Let’s be honest, there are some moments in films that make even the most hardened of cinema-goers cringe in their seats. Maybe it’s the grisly sound of bone crunching through flesh. Maybe it’s just the briefest hint of a bloody gash. Regardless, some moments seem to have been thought up specifically to make us feel uncomfortable. Yet, there’s something morbidly fascinating about them. Even after cowering from these moments in our sticky cinema seats, we replay them in our heads, repeating the wet “squishiness” of an open wound, feeling the pit of a burst gash against our skin. Yes!, we cry to the film gods, make it rain blood and please make it as disgusting as possible.
Jonathan Glazer’s Under the Skin released earlier this year to wide critical acclaim reformulated the bloody, spewing scenes we are normally used to seeing in an alien movie. Boxing off human mutilation within a black room, Glazer made the killing process clinical, methodical, even artistic. There was something about the sight of thick, tar-like liquid coating the bodies of unknown men that made even this film goer forget that what was being shown to us was incredibly grotesque. And that’s what the best visual effects do; make you forget the visceral pain attached to what you are being shown and draw you into the beauty of the cinematic process.
If Under the Skin is 2014’s adaptation of everything gruesome, then The Exorcist (William Friedkin, 1973) is surely its counterpart. Splashing queasy green vomit and sweaty grey skin all over the screen, Friedkin’s iconic film was hardly subtle. Still, there remains something utterly arresting about the images on-screen; sure, they’ll put you off your dinner and you won’t eat anything jellied for some time to come, yet the whole ‘gross-out’ factor of it is so intense that it ends up going somewhere completely different. The Exorcist and even Alien (Ridley Scott, 1979) are so watchable because they push the human body to places unknown, they suggest that because the characters in the film harbor all of these bubbling, sticky fluid messes, then so do we. Trapped inside of our bodies is a whole world of horror that we have no hope of ever escaping. And that is truly fascinating.
That is, until we are confronted with it. Whilst Friedkin’s and Scott’s characters are essentially unaware of the bodily changes happening to them (one is possessed, the other quickly dies), there is one character who is not only fully aware of her bodily change but also seems to embrace and encourage it. Andrzej Zulawski’s Possession (1981) is a cult horror nasty which stars Isabelle Adjani as the harborer of something really disgusting. Throughout the film, we watch as Adjani’s character becomes increasingly disinterested in both the world around her and her worried husband. I won’t give away the reveal but let’s just say it involves some pretty inappropriate monster activity.
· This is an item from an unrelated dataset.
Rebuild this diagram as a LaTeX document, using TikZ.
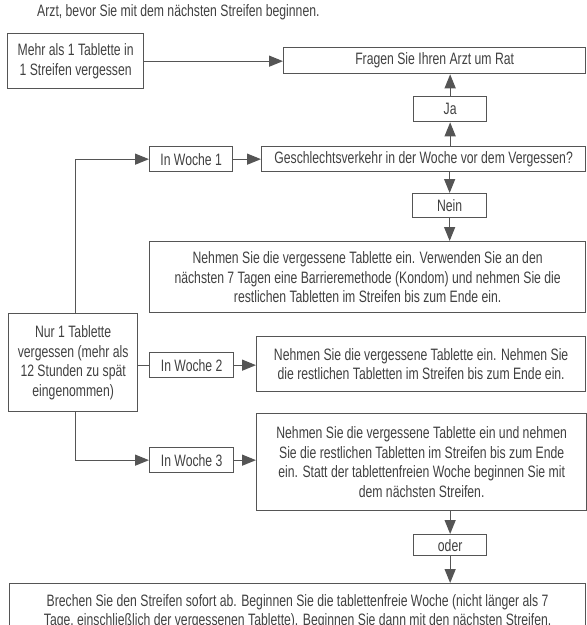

The infamous metro scene flings Possession from the strange, far into the stratosphere of weird. Armed with just a bag of milk and eggs, Adjani somehow creates the most normal of activities into the most gruesome act I have ever beheld on the silver screen. Whilst she is in no way her ‘real’ self in this scene, she is still a self of some sort and, therefore, still aware and encouraging of the horror around her. The difference between Adjani’s character and the characters of other films mentioned is that whilst the others have the acts happen to them, Adjani seems to revel in her bodily changes, happily slipping from one state to the next. And that changes everything. The horror is no longer fascinating for its visual appeal. The horror is fascinating in the way that it marks the line between human and non-human.
This brings us all the way back to Under the Skin. Like Zulawski, Glazer makes a marked distinction between the human and the non-human. Whilst Zulawski uses Adjani’s very body as the bearer of the non-human, Glazer uses a more clinical touch. Rather than multiplying new things from the flesh and matter of the human body, he breaks them down, reducing them to their individual parts. Zuwaski shows how horror can be born from the human body, Glazer shows how it can be torn from it. Like an equation, the alien’s victims are reduced to the parts of their whole. With the social pulse on technology more than ever, perhaps this is the way that we have come to view each other; functioning parts of machines, void of the blood and guts we love to see on-screen. Or perhaps, it’s just another twist in the tale of cinematic horror and next month we will be shielding ourselves from a shower of blood. All that we can say is that, right now, horror has become like technology and when that starts to happen, there is no corner in which we can hide.